Für historische Urkunden, Fahnen usw. gibt es nicht rostende Metallschränke mit Schubladen zu durchaus erschwinglichen Preisen für einen Verein. Hier dürfte sich dann eher die Platzfrage stelle: wohin mit einem solchen Schrank? Für digitalisierte Archivalien empfiehlt Kreisarchivar Dr.

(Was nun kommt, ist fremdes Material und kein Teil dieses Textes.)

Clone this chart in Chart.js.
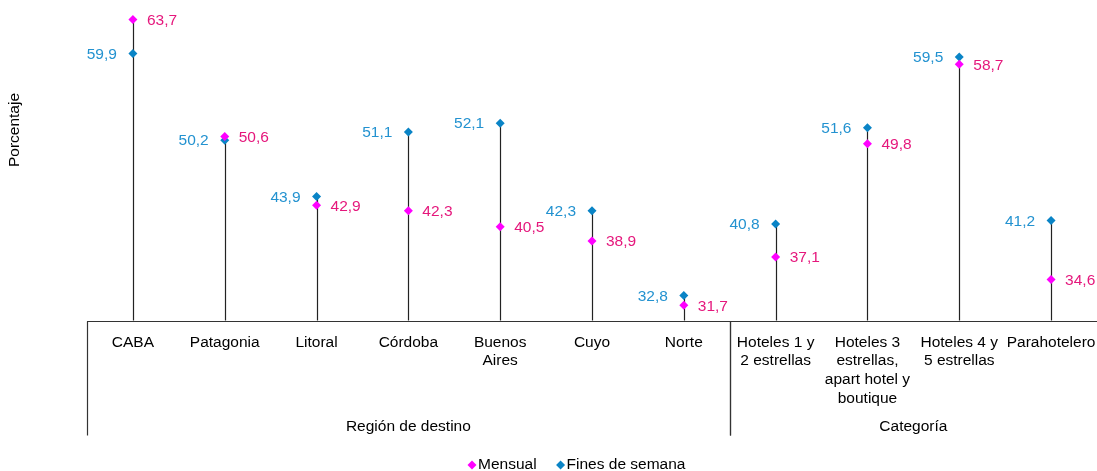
<!DOCTYPE html>
<html>
<head>
<meta charset="utf-8">
<script src="https://cdn.jsdelivr.net/npm/chart.js@4/dist/chart.umd.min.js"></script>
<style>
  body { margin: 0; background: #fff; }
  #wrap { width: 1097px; height: 471px; }
</style>
</head>
<body>
<div id="wrap"><canvas id="chart" width="1097" height="471"></canvas></div>
<script>
// Categories (multi-line labels) and groups
const categories = [
    ['CABA'], ['Patagonia'], ['Litoral'], ['Córdoba'], ['Buenos', 'Aires'], ['Cuyo'], ['Norte'],
    ['Hoteles 1 y', '2 estrellas'], ['Hoteles 3', 'estrellas,', 'apart hotel y', 'boutique'],
    ['Hoteles 4 y', '5 estrellas'], ['Parahotelero']
];
const groups = [
    { label: 'Región de destino', from: 0, to: 6 },
    { label: 'Categoría', from: 7, to: 10 }
];

// Series values (%)
const mensual = [63.7, 50.6, 42.9, 42.3, 40.5, 38.9, 31.7, 37.1, 49.8, 58.7, 34.6];
const finesDeSemana = [59.9, 50.2, 43.9, 51.1, 52.1, 42.3, 32.8, 40.8, 51.6, 59.5, 41.2];

const FONT = 'Liberation Sans, Arial, sans-serif';
const SIZE = 15.5;
const fmt = v => v.toFixed(1).replace('.', ',');

// Drop lines from the baseline to the highest point of each category
const dropLines = {
    id: 'dropLines',
    beforeDatasetsDraw(chart) {
        const { ctx, scales: { x, y } } = chart;
        ctx.save();
        ctx.strokeStyle = '#222';
        ctx.lineWidth = 1.2;
        categories.forEach((c, i) => {
            const px = Math.round(x.getPixelForValue(i)) + 0.5;
            const top = y.getPixelForValue(Math.max(mensual[i], finesDeSemana[i]));
            ctx.beginPath();
            ctx.moveTo(px, y.bottom);
            ctx.lineTo(px, top);
            ctx.stroke();
        });
        ctx.restore();
    }
};

// Value labels, axis labels, group labels, separators and legend
const decorations = {
    id: 'decorations',
    afterDraw(chart) {
        const { ctx, scales: { x, y } } = chart;
        ctx.save();
        ctx.font = SIZE + 'px ' + FONT;
        ctx.textBaseline = 'middle';

        // data labels
        chart.data.datasets.forEach((ds, di) => {
            ds.data.forEach((v, i) => {
                const px = x.getPixelForValue(i);
                const py = y.getPixelForValue(v);
                if (di === 0) {
                    ctx.fillStyle = '#E5177C';
                    ctx.textAlign = 'left';
                    ctx.fillText(fmt(v), px + 14, py + 1);
                } else {
                    ctx.fillStyle = '#2392D0';
                    ctx.textAlign = 'right';
                    ctx.fillText(fmt(v), px - 16, py + 1);
                }
            });
        });

        // axis line
        const base = Math.round(y.bottom) + 0.5;
        ctx.strokeStyle = '#333';
        ctx.lineWidth = 1.2;
        ctx.beginPath();
        ctx.moveTo(x.left, base);
        ctx.lineTo(x.right, base);
        ctx.stroke();

        // category labels
        ctx.fillStyle = '#000';
        ctx.textAlign = 'center';
        categories.forEach((lines, i) => {
            const px = x.getPixelForValue(i);
            lines.forEach((t, li) => ctx.fillText(t, px, base + 21 + li * 18.6));
        });

        // group separators and labels
        const half = (x.getPixelForValue(1) - x.getPixelForValue(0)) / 2;
        groups.forEach(g => {
            const l = x.getPixelForValue(g.from) - half;
            const r = x.getPixelForValue(g.to) + half;
            [l, r].forEach(sx => {
                const xx = Math.round(sx) + 0.5;
                if (xx > chart.width - 2) return; // right edge falls outside the picture
                ctx.beginPath();
                ctx.moveTo(xx, base);
                ctx.lineTo(xx, base + 114);
                ctx.stroke();
            });
            ctx.fillText(g.label, (l + r) / 2, base + 105);
        });

        // legend
        let lx = 472;
        chart.data.datasets.forEach(ds => {
            ctx.fillStyle = ds.backgroundColor;
            ctx.beginPath();
            ctx.moveTo(lx, 460.5);
            ctx.lineTo(lx + 4.5, 465);
            ctx.lineTo(lx, 469.5);
            ctx.lineTo(lx - 4.5, 465);
            ctx.closePath();
            ctx.fill();
            ctx.fillStyle = '#000';
            ctx.textAlign = 'left';
            ctx.fillText(ds.label, lx + 6, 465);
            lx += 6 + ctx.measureText(ds.label).width + 24;
        });

        // y axis title
        ctx.translate(15, 130);
        ctx.rotate(-Math.PI / 2);
        ctx.textAlign = 'center';
        ctx.fillText('Porcentaje', 0, 0);
        ctx.restore();
    }
};

new Chart(document.getElementById('chart'), {
    type: 'line',
    data: {
        labels: categories,
        datasets: [
            {
                label: 'Mensual',
                data: mensual,
                showLine: false,
                pointStyle: 'rectRot',
                pointRadius: 4.5,
                backgroundColor: '#FF00FF',
                borderColor: '#FF00FF',
                borderWidth: 0
            },
            {
                label: 'Fines de semana',
                data: finesDeSemana,
                showLine: false,
                pointStyle: 'rectRot',
                pointRadius: 4.5,
                backgroundColor: '#0A84C6',
                borderColor: '#0A84C6',
                borderWidth: 0
            }
        ]
    },
    options: {
        responsive: false,
        animation: false,
        layout: { autoPadding: false, padding: { left: 87, right: 0, top: 8, bottom: 0 } },
        plugins: {
            tooltip: { enabled: false },
            legend: { display: false }
        },
        scales: {
            x: {
                offset: true,
                grid: { display: false, drawTicks: false },
                border: { display: false },
                ticks: { display: false },
                afterFit: scale => { scale.height = 150.5; }
            },
            y: {
                display: false,
                min: 30,
                max: 65
            }
        }
    },
    plugins: [dropLines, decorations]
});
</script>
</body>
</html>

Schröder die mehrfache Speicherung auf verschiedenen Servern oder, wenn dies nicht möglich ist, auf Festplatten, die an unterschiedlichen Orten aufbewahrt werden, sowie die alle paar Jahre vorzunehmende Migration der Digitalisate auf das jeweils aktuelle „Standardspeicherformat“. Von einer Speicherung auf bekannten Wechseldatenträgern wie CD, DVD oder Stick rät er ab. Die digitalisierten Archivalien des Kreisarchivs werden auf den Servern des Rhein-Kreises Neuss gespeichert. Für Bilder wird im Kreisarchiv TIFF als Speicherformat verwendet. TIFF hat derzeit den Rang eines „Quasi Standards“ inne und ist im Unterschied zum geläufigeren JPG-Format nicht verlusthaft komprimiert. Damit keine digitale „Müllhalde“ von einigen zehntausenden oder auch mehr nur durchnummerierten Dokumenten entsteht, ist beim Einscannen der Archivalien eine möglichst klare Bezeichnung unerlässlich. Sonst ist die Aktion sinnlos, weil die Sichtung des Materials viel zu viel Zeit kosten würde.
Am Anfang aller Überlegungen zur Archivierung sollte die Frage stehen, wie das digitale Wissen sortiert wird und welchen Aufwand man bereit ist zu betreiben. Hier bietet das Kreisarchiv seine hochqualifizierte Beratung an.